Body Art: The Short Art

A form of art that perishes with the artist is considered repulsive by many.
"The body decorations that adorn 33% of Americans from ages 18-39 years old are often regarded as being devoid of beauty and artistic value."

Body art is not a new idea invented by rebellious teenagers in America, but an ancient art form incorporating various meanings. Egyptians adorned their bodies with jewelry in order to show their wealth and status. Body piercings and tattoos in ancient Rome symbolized one’s strength for enduring the pain associated with these procedures. Ancient Aztecs had tongue piercings in order to better communicate with the Gods (http://ezinearticles.com/?The-History-of-Body-Piercings). In current American society there is often misunderstanding and a lack of respect for body art.
Body decorations are regarded as inappropriate, disgusting, and unethical because of America’s obsession with beauty. In America, beauty has specific “standards”, which most magazines, TV producers, and businesses adhere to. None of these standards include body decorations. In fact, body piercings and tattoos are often related to repulsiveness and inferiority, such as calling them “tramp stamps” and “white trash”. Thus, today’s society shuns body decorations because the TV, modeling, and business industries regard them as anti-conformity to their standards of beauty. Rarely do models, actresses, and musicians in the commercial industry have body piercings and tattoos, not because of an attempt to uphold the moral values of America, but because they are considered offensive and ugly. If it were an attempt to uphold morality, they wouldn’t be revealing 90-100% of their bodies, engaging in sexual activity, and use profane language.

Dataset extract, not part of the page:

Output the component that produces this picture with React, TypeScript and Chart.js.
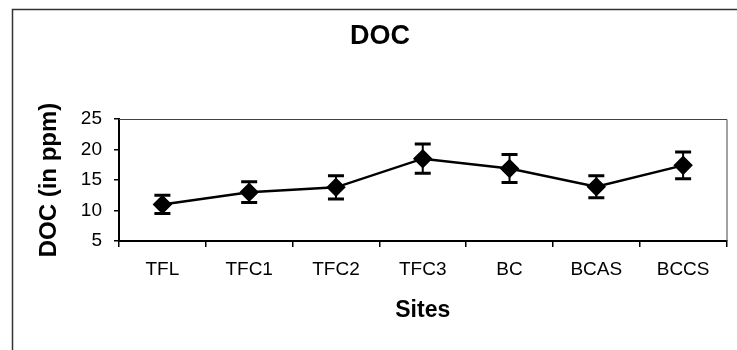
import React, { useEffect, useRef } from "react";
import { Chart, registerables } from "chart.js";

Chart.register(...registerables);

const sites = ["TFL", "TFC1", "TFC2", "TFC3", "BC", "BCAS", "BCCS"];
const docMean = [11, 13, 13.8, 18.5, 16.9, 13.9, 17.4];
const docError = [1.5, 1.7, 1.9, 2.4, 2.3, 1.8, 2.2];
const yTicks = [5, 10, 15, 20, 25];

const FONT = "Arial, 'Liberation Sans', Helvetica, sans-serif";

// Outer frame of the figure plus the thin top/right edges of the plot area
const framePlugin = {
  id: "frame",
  beforeDraw(chart: any) {
    const { ctx } = chart;
    ctx.save();
    ctx.strokeStyle = "#333";
    ctx.lineWidth = 1.5;
    ctx.beginPath();
    ctx.moveTo(12.5, 350);
    ctx.lineTo(12.5, 9.5);
    ctx.lineTo(737, 9.5);
    ctx.stroke();
    ctx.restore();
  },
  afterDraw(chart: any) {
    const { ctx, chartArea } = chart;
    ctx.save();
    ctx.strokeStyle = "#444";
    ctx.lineWidth = 1;
    ctx.beginPath();
    ctx.moveTo(chartArea.left, chartArea.top + 0.5);
    ctx.lineTo(chartArea.right + 0.5, chartArea.top + 0.5);
    ctx.lineTo(chartArea.right + 0.5, chartArea.bottom);
    ctx.stroke();
    ctx.restore();
  },
};

// Vertical error bars with flat caps, one per site
const errorBarPlugin = {
  id: "errorBars",
  beforeDatasetsDraw(chart: any) {
    const { ctx, scales } = chart;
    const x = scales.x;
    const y = scales.y;
    ctx.save();
    ctx.strokeStyle = "#000";
    docMean.forEach((m, i) => {
      const px = x.getPixelForValue(i);
      const top = y.getPixelForValue(m + docError[i]);
      const bot = y.getPixelForValue(m - docError[i]);
      ctx.lineWidth = 2;
      ctx.beginPath();
      ctx.moveTo(px, top);
      ctx.lineTo(px, bot);
      ctx.stroke();
      ctx.lineWidth = 3;
      ctx.beginPath();
      ctx.moveTo(px - 8, top);
      ctx.lineTo(px + 8, top);
      ctx.moveTo(px - 8, bot);
      ctx.lineTo(px + 8, bot);
      ctx.stroke();
    });
    ctx.restore();
  },
};

export default function App() {
  const ref = useRef<HTMLCanvasElement | null>(null);

  useEffect(() => {
    if (!ref.current) return;
    const chart = new Chart(ref.current, {
      type: "line",
      data: {
        labels: sites,
        datasets: [
          {
            label: "DOC",
            data: docMean,
            borderColor: "#000",
            borderWidth: 2.5,
            backgroundColor: "#000",
            pointStyle: "rectRot",
            pointRadius: 8,
            pointBackgroundColor: "#000",
            pointBorderColor: "#000",
            tension: 0,
          },
        ],
      },
      options: {
        responsive: false,
        animation: false,
        layout: { padding: { left: 30, right: 7, top: 0, bottom: 0 } },
        plugins: {
          legend: { display: false },
          tooltip: { enabled: false },
          title: {
            display: true,
            text: "DOC",
            color: "#000",
            font: { family: FONT, size: 27, weight: "bold" },
            padding: { top: 20.8, bottom: 65.8 },
          },
        },
        scales: {
          x: {
            type: "category",
            offset: true,
            afterFit(scale: any) {
              scale.height = 109;
            },
            grid: {
              offset: true,
              drawOnChartArea: false,
              drawTicks: true,
              tickLength: 6,
              color: "#000",
              lineWidth: 1.5,
            },
            border: { display: true, color: "#000", width: 2 },
            ticks: {
              color: "#000",
              padding: 11.5,
              maxRotation: 0,
              font: { family: FONT, size: 19 },
            },
            title: {
              display: true,
              text: "Sites",
              color: "#000",
              font: { family: FONT, size: 23, weight: "bold" },
              padding: { top: 0, bottom: 26 },
            },
          },
          y: {
            min: 5,
            max: 25,
            afterFit(scale: any) {
              scale.width = 89;
            },
            afterBuildTicks(scale: any) {
              scale.ticks = yTicks.map((v) => ({ value: v }));
            },
            grid: {
              drawOnChartArea: false,
              drawTicks: true,
              tickLength: 5,
              color: "#000",
              lineWidth: 1.5,
            },
            border: { display: true, color: "#000", width: 2 },
            ticks: {
              color: "#000",
              padding: 12,
              font: { family: FONT, size: 19 },
            },
            title: {
              display: true,
              text: "DOC (in ppm)",
              color: "#000",
              font: { family: FONT, size: 24, weight: "bold" },
              padding: { top: 4.6, bottom: 0 },
            },
          },
        },
      },
      plugins: [framePlugin, errorBarPlugin],
    });
    return () => chart.destroy();
  }, []);

  return (
    <div style={{ position: "fixed", left: 0, top: 0, width: 737, height: 350, background: "#fff" }}>
      <canvas ref={ref} width={737} height={350} style={{ width: 737, height: 350, display: "block" }} />
    </div>
  );
}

Thus, it is the unfavorable connotation of body decorations in current American society, which stems from the Puritan’s idealistic model for America that regarded body decorations as satanic, that prevents piercings and tattoos from being accepted as an art form. It is wrong and unfair to associated body decorations with a lack of intelligence, beauty, and morality. In fact, many people who have piercings and tattoos had them done for aesthetic reasons. Out of the fourteen friends, family, and peers I briefly interviewed who had tattoos and/or piercings, twelve of them claimed that they have body decorations because they consider them aesthetically pleasing and attractive. This proves that the current “standards” of beauty displayed across the TV screen and magazines do not represent what many people actually consider beautiful.
If more people were willingly to view body art without the damaging misconceptions that current society has subconsciously embedded into their perception of beauty, perhaps, body art will be regarded as having the same artistic integrity as other forms of modern art. Body art is exactly as the term describes it, art on the body. Art is an attempt to make current emotions and actions permanent for many generations to freely interpret. As Hippocrates once wrote, “Ars est longis, vita est brevis”, art is long, life is short; thus, body decorations is extremely special because it enables living individuals to display their art until death, when their art disintegrates along with their flesh. Body decoration is a way to express an individual’s personality, strength, and spirit for a single lifetime. How can it not be beautiful?